My daughter is an old pro at getting rid of telemarketers: In a broken voice, she says "No, my daddy isn't home... he's not coming home...he went out for cigarettes last May and he never came home...", etc., you get the picture.

Of course, now that we've joined the Texas No-Call list ($3.75 of pure bliss), we get NO telemarketers. It's the best money we've ever spent. The only ones allowed to call us are anyone we've done business with in the past, which is very few, only a few charitable organizations.

Foo
 
My father says "Let me give you to the decision maker in the household", then puts the phone down for the rabbit, who thinks the cordless phone is fun to play with :)
 
I've got caller ID. So if it's not a local number, I will pick up & then immediatly hang up. They don't call back.
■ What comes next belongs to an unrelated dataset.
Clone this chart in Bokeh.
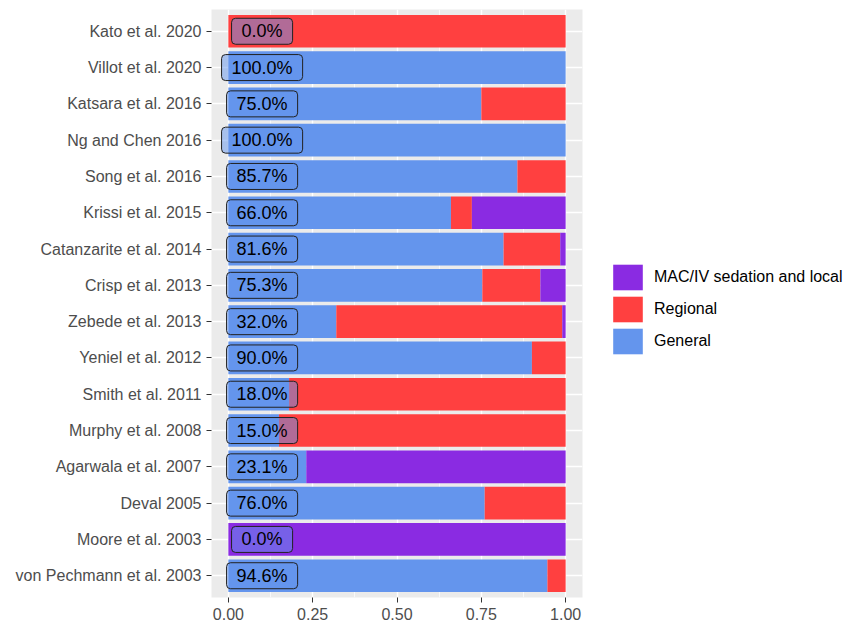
from bokeh.plotting import figure
from bokeh.layouts import row
from bokeh.models import (ColumnDataSource, FactorRange, Range1d, FixedTicker,
                          NumeralTickFormatter, Legend, LegendItem)
from bokeh.core.properties import value
from bokeh.embed import file_html
from bokeh.resources import INLINE

studies = ["Kato et al. 2020", "Villot et al. 2020", "Katsara et al. 2016",
           "Ng and Chen 2016", "Song et al. 2016", "Krissi et al. 2015",
           "Catanzarite et al. 2014", "Crisp et al. 2013", "Zebede et al. 2013",
           "Yeniel et al. 2012", "Smith et al. 2011", "Murphy et al. 2008",
           "Agarwala et al. 2007", "Deval 2005", "Moore et al. 2003",
           "von Pechmann et al. 2003"]
general = [0.0, 1.0, 0.75, 1.0, 0.857, 0.66, 0.816, 0.753, 0.32, 0.90,
           0.18, 0.15, 0.231, 0.76, 0.0, 0.946]
regional = [1.0, 0.0, 0.25, 0.0, 0.143, 0.062, 0.168, 0.172, 0.67, 0.10,
            0.82, 0.85, 0.0, 0.24, 0.0, 0.054]
mac = [0.0, 0.0, 0.0, 0.0, 0.0, 0.278, 0.016, 0.075, 0.01, 0.0,
       0.0, 0.0, 0.769, 0.0, 1.0, 0.0]
labels = [f"{g*100:.1f}%" for g in general]
series_names = ["MAC/IV sedation and local", "Regional", "General"]

COL_G = "#6495ED"
COL_R = "#FF4040"
COL_M = "#8A2BE2"

src = ColumnDataSource(dict(study=studies, General=general, Regional=regional,
                            MAC=mac, label=labels, lx=[0.1] * len(studies)))

p = figure(width=600, height=622, output_backend="svg", toolbar_location=None,
           y_range=FactorRange(factors=list(reversed(studies)),
                               range_padding=0.1, range_padding_units="absolute"),
           x_range=Range1d(-0.05, 1.05),
           min_border_left=211, min_border_top=9, min_border_bottom=25,
           min_border_right=18)
p.background_fill_color = "#EBEBEB"
p.border_fill_color = "white"
p.outline_line_color = None

rs = p.hbar_stack(["General", "Regional", "MAC"], y="study", height=0.9,
                  color=[COL_G, COL_R, COL_M], source=src, line_color=None)

p.text(x="lx", y="study", text="label", source=src,
       text_font=value("Liberation Sans"), text_font_size="18px",
       text_align="center", text_baseline="middle", text_color="black",
       background_fill_color=COL_G, background_fill_alpha=0.5,
       border_line_color="#222222", border_line_width=1, border_radius=4,
       padding=dict(left=10, right=10, top=3, bottom=3))

# axes
p.xaxis.ticker = FixedTicker(ticks=[0, 0.25, 0.5, 0.75, 1.0],
                             minor_ticks=[0.125, 0.375, 0.625, 0.875])
p.xaxis.formatter = NumeralTickFormatter(format="0.00")
for ax in (p.xaxis[0], p.yaxis[0]):
    ax.axis_line_color = None
    ax.major_tick_line_color = "#333333"
    ax.major_tick_out = 5
    ax.major_tick_in = 0
    ax.minor_tick_line_color = None
    ax.major_label_text_font = "Liberation Sans"
    ax.major_label_text_font_size = "16px"
    ax.major_label_text_color = "#4D4D4D"
    ax.major_label_standoff = 5

p.xgrid.grid_line_color = "white"
p.xgrid.grid_line_width = 1.4
p.xgrid.minor_grid_line_color = "white"
p.xgrid.minor_grid_line_width = 0.7
p.ygrid.grid_line_color = "white"
p.ygrid.grid_line_width = 1.4

# legend panel
p2 = figure(width=257, height=622, output_backend="svg", toolbar_location=None,
            x_range=Range1d(0, 1), y_range=Range1d(0, 1),
            x_axis_location=None, y_axis_location=None,
            min_border=0)
p2.outline_line_color = None
p2.grid.visible = False
offscreen = ColumnDataSource(dict(y=[-5.0], left=[2.0], right=[3.0]))
lr = [p2.hbar(y="y", left="left", right="right", height=0.5, fill_color=c,
              line_color=None, source=offscreen)
      for c in (COL_M, COL_R, COL_G)]
legend = Legend(items=[LegendItem(label=n, renderers=[r])
                       for n, r in zip(series_names, lr)],
                location=(9, 240), orientation="vertical",
                glyph_width=37, glyph_height=32, label_standoff=8, spacing=0,
                padding=0, margin=0, border_line_color=None,
                background_fill_alpha=0,
                label_text_font="Liberation Sans", label_text_font_size="16px",
                label_text_color="black")
p2.add_layout(legend, "center")

layout = row(p, p2, spacing=0)
open("out.html", "w").write(file_html(layout, INLINE))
My mother was 'helping' me brainstorm f/ a new job. She actually thought being a telemarketer would be a good idea. All I can say is: AARRGGGHHHH!
I think I'd rather be unemployed, thank you very much.
 
baltimoron:
well I start conversing with them in Arabic, things like "excuse me, my camel is on fire. Could you wait a sec while I go hit myself with a grille?" and stuff like that. Sometimes they get really freaked out. I am sure that they recorded it and my number is in some CIA or NSA file somewhere! hahaa
:lol3: :rofl:

Man, I should so NOT read these things at work - I get the weirdest looks from bursting out laughing, even when I try desperately NOT to!
 
baltimoron:
well I start conversing with them in Arabic, things like "excuse me, my camel is on fire. Could you wait a sec while I go hit myself with a grille?" and stuff like that. Sometimes they get really freaked out. I am sure that they recorded it and my number is in some CIA or NSA file somewhere! hahaa

One day you're going to get like the one telemarketer that speaks Arabic lol. I started yelling at one in French once and she ended up being Canadian... hasn't called back, tho.
 
the best is to try and sell them some thing...like this...

AT&T-how would you like this new phone proram....ect.
ME-thats nice and all but i have this elephant for sale..
AT&T-huh??
ME- well ya, its all grey and stuff, and it can be yours for the ridiculous price of $3000..

Or just play games with them, like the game were you win when you get them to say that you are a secret agent and that calling your number comprimises national security..
 
Batman,
That's a good one! LOL Gotta try that one soon!